La première pierre vers l’éradication définitive du paludisme a peut-être été posée cette semaine

Le Burkina Faso sera très prochainement le théâtre d’une grande première en Afrique. Mercredi, des chercheurs ont annoncé qu’ils avaient obtenu le feu vert de l’Agence nationale de biosécurité (ANB) burkinabée pour organiser un lâcher de moustiques génétiquement modifiés dans la nature. Cette initiative fait partie d’un plan à long terme visant à éradiquer une espèce transmettant le paludisme.

Ce sera la première libération d’un animal génétiquement modifié dans la nature en Afrique. Sur les 9 dernières années, des moustiques génétiquement modifiés ont déjà été libérés dans la nature aux Îles CaÏman, en Malaisie, au Brésil, au Panama et en Floride.

Target Malaria

Le paludisme (aussi appelé malaria) se propage lorsque les parasites infectent les anophèles, une variété de moustiques, et que ces insectes le transmettent ensuite aux humains. En 2016, 445 000 personnes sont mortes du paludisme, dont 90 % vivaient en Afrique. La plupart d’entre elles étaient des enfants. A ce jour, il n’existe aucun vaccin totalement efficace, et les moyens de lutte conventionnels, les moustiquaires imprégnées, les antipaludiques et les insecticides, montrent aujourd’hui leurs limites.
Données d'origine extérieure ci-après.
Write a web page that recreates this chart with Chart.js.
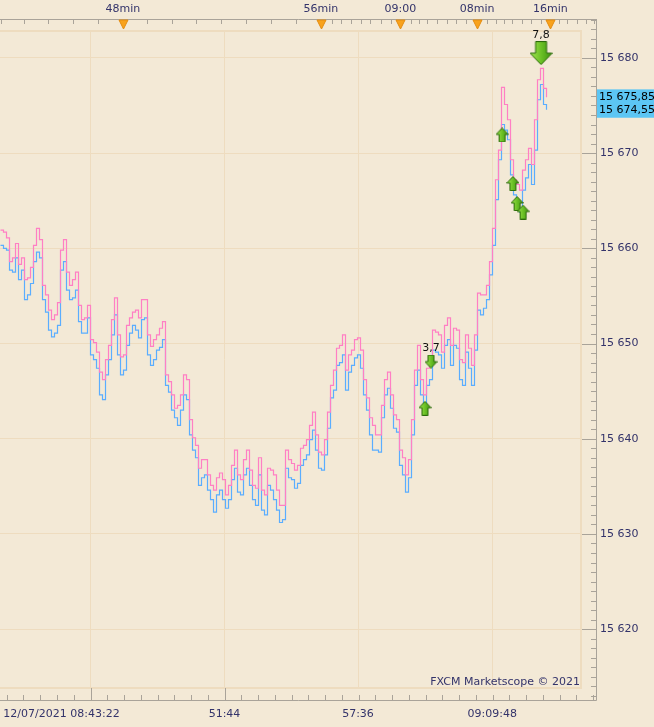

Le consortium de chercheurs africains et européens du projet “Target Malaria”, financé par la Fondation Bill & Melinda Gates, prévoit de lâcher des moustiques génétiquement modifiés  dans le village burkinabé de Bana ce mois-ci. Ces Anopheles gambiae, l’un des vecteurs de transmission du paludisme en Afrique, seront exclusivement des mâles. Ils ont été génétiquement modifiés pour être stériles : les œufs produits par les femelles avec lesquelles ils s’accoupleront ne parviendront jamais à maturité.

Une étape préliminaire avant le « forçage génétique »

Mais la vocation première de cette expérience, ce n’est pas d’éradiquer le paludisme ; c’est de familiariser les populations avec ce type de technique, et de gagner leur confiance pour franchir une nouvelle étape, bien plus polémique, dans la lutte contre le paludisme.

Celle-ci implique la mise en oeuvre de la technique du “forçage génétique”,  qui consiste à modifier le code génétique des insectes en introduisant des mutations génétiques transmissibles à leur descendance. En l’espèce, elle consisterait à produire des anophèles mâles qui ne produiraient que des descendants mâles, ce qui, à terme affaiblira les populations de moustiques, et permettrait de réduire graduellement les risques de transmissions  (seules les femelles peuvent transmettre la maladie). Selon le docteur Abdoulaye Diabaté, qui dirige ces travaux, il faudra « environ 20 descendances d’insectes, soit moins de deux ans », pour constater un impact massif et « sauver des millions de vies ».

Mais cette technique soulève aussi de nombreuses questions. Personne n’a jamais procédé au lâcher d’un animal modifié génétiquement, car c’est une opération à haut risque, l’ouverture d’une boîte de Pandore dont on ne maîtrise pas forcément toutes les conséquences. Et si la libération de ces moustiques stériles génétiquement modifiés entraîne des conséquences imprévues, il ne sera pas possible d’annuler simplement l’expérience. L’ampleur des dégâts irréversibles serait également impossible à prévoir.

Mais compte tenu du nombre de décès annuels dus au paludisme, l’enjeu en vaut bien la chandelle, estiment les chercheurs de ce consortium.

Lost in translation

Reste à convaincre les habitants du bien-fondé de ces expériences. Au mois de juin, plus d’un millier de personnes ont manifesté dans la capitale Ouagadougou pour contester les plans de “Target Malaria”, dans le cadre d’une marche organisée par le Collectif citoyen pour l’agroécologie, un mouvement écologique. “Qu’est-ce qui prouve qu’en modifiant le gène de l’insecte, on ne va pas créer des mutants qui transmettront d’autres maladies ? Ensuite il y a la question écologique : en réduisant cette espèce, on risque de créer un vide écologique et déséquilibrer la chaîne alimentaire. Il y a beaucoup de doutes, nous ne pouvons pas accepter d’être utilisés comme des cobayes”, se demandait Ali Tapsoba, le porte-parole de ce collectif. Ses collègues déplorent le manque d’information de la population.

Car même si les chercheurs ont organisé des opérations de communication dans les villages pour recueillir un “consentement éclairé” des villageois, dûment formalisé par écrit, il n’est pas toujours facile de faire comprendre la finalité de leurs travaux. A l’analphabétisme de certains habitants, s’ajoutent les problèmes de traduction. “Comment voulez-vous traduire OGM en dioula ?”, résume Omar Karambiri, enseignant à l’école primaire du village burkinabé de Sourkoudiguin.